The curriculum is way behind and kids have that intuitive resentment that stems from feeling warehoused, like refugees anxious to get somewhere better, to some Promised Land, and feeling delayed by fences and border guards.

The teachers take on the sheen of prison guards.  But that's hard to articulate when you're a kid and when kids before you all went to school and a lot of 'em thought the same thing.  Only juvenile delinquents hate school right?

However, we can give objective shape to their deprivation.

Do they teach you to cook (yes in some cases)?  Including for big numbers?  What history do you get and what civics?  How many voting machines does your school have and how often do they get used?  Do you ever get away from light pollution?

I'm not saying I know the outcome in all cases.  How about tetra-volumes, do your math books cover that?  They do?  Excellent.  I bet in some private Quaker schools they're already introducing at least a sidebar on Quadray Coordinates, designed to keep those philosophical debates alive (to be revisited in later years).

I've recently connected with another "hacktavist" youth group willing to take on more parallel / alternative schooling.  That's not a new pattern I realize.  Black Panthers did the same.

When some mainstream system or curriculum breaks down, others grow up around it, sometimes to become mainstream themselves.  This has happened often in history.  It's not necessarily a crisis, or calamity, not an apocalypse (except maybe in some technical religious sense with positive connotations -- check with your local religious authorities).

When change needs to happen, it tends to happen in some way, even if not the ways planned, and change often needs to happen.  Rule of thumb:  improving one's powers of anticipation and responsiveness is usually a likely possibility compared to the relative likelihood of stopping change cold in its tracks.

With all our new abilities to flip classrooms and provide professional development, more teachers could be like me, not responsible for a student's everyday behavior, which I don't monitor.  The teachers and students are not in the same room.

Studying for real also means time alone, as in a study carrel, not just in collaboration.  That's what you learn in college if not before.  Packed into rows and columns, in a classroom, with all present supposed to be connecting the same dots at the same time... why force that?  Why is such enforced regimentation even a selling point?
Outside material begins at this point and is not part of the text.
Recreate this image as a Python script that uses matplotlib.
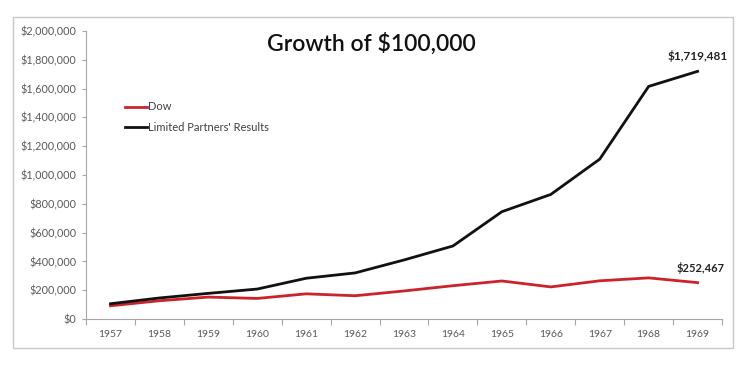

Having a safe personal workspace is what's paramount, if learning is really the priority.  If warehousing is the priority, why not just say so and drop the pretense?

Just having a locker is not sufficient.  When does this student just get to sit and read, undisturbed, or just meditate, free of distraction?  Do motion studies like in Elephant (cameras follow each student).  Develop stats.

Homework is great in theory, if you really have a home that fosters study.  Many homes do not.  Losing all interest in reading is a sign of serious brain rot.  Measure "time reading" as seriously as you measure "calories eaten" at least (over eating is more of a real danger, though over reading at the cost of degrading physical health is also a real condition).

The word "gymnasium" is right:  reading and reflecting are a form of working out.  Keeping fit is not just about swimming laps.  Watching TV is informative.  This is not an anti-TV rant.  However making TV (video / audio) is even more informative.  Does your school help you learn to do that?

As when writing or jamming, you may be lifting from other sources, making links.  Sharing camera shots, including segments, is not a crime when the licensing is deliberately liberal.  Citing sources is much appreciated and lends credibility but in some forms of journalism, sources get concealed, for their protection.

Does your school cover these basics then?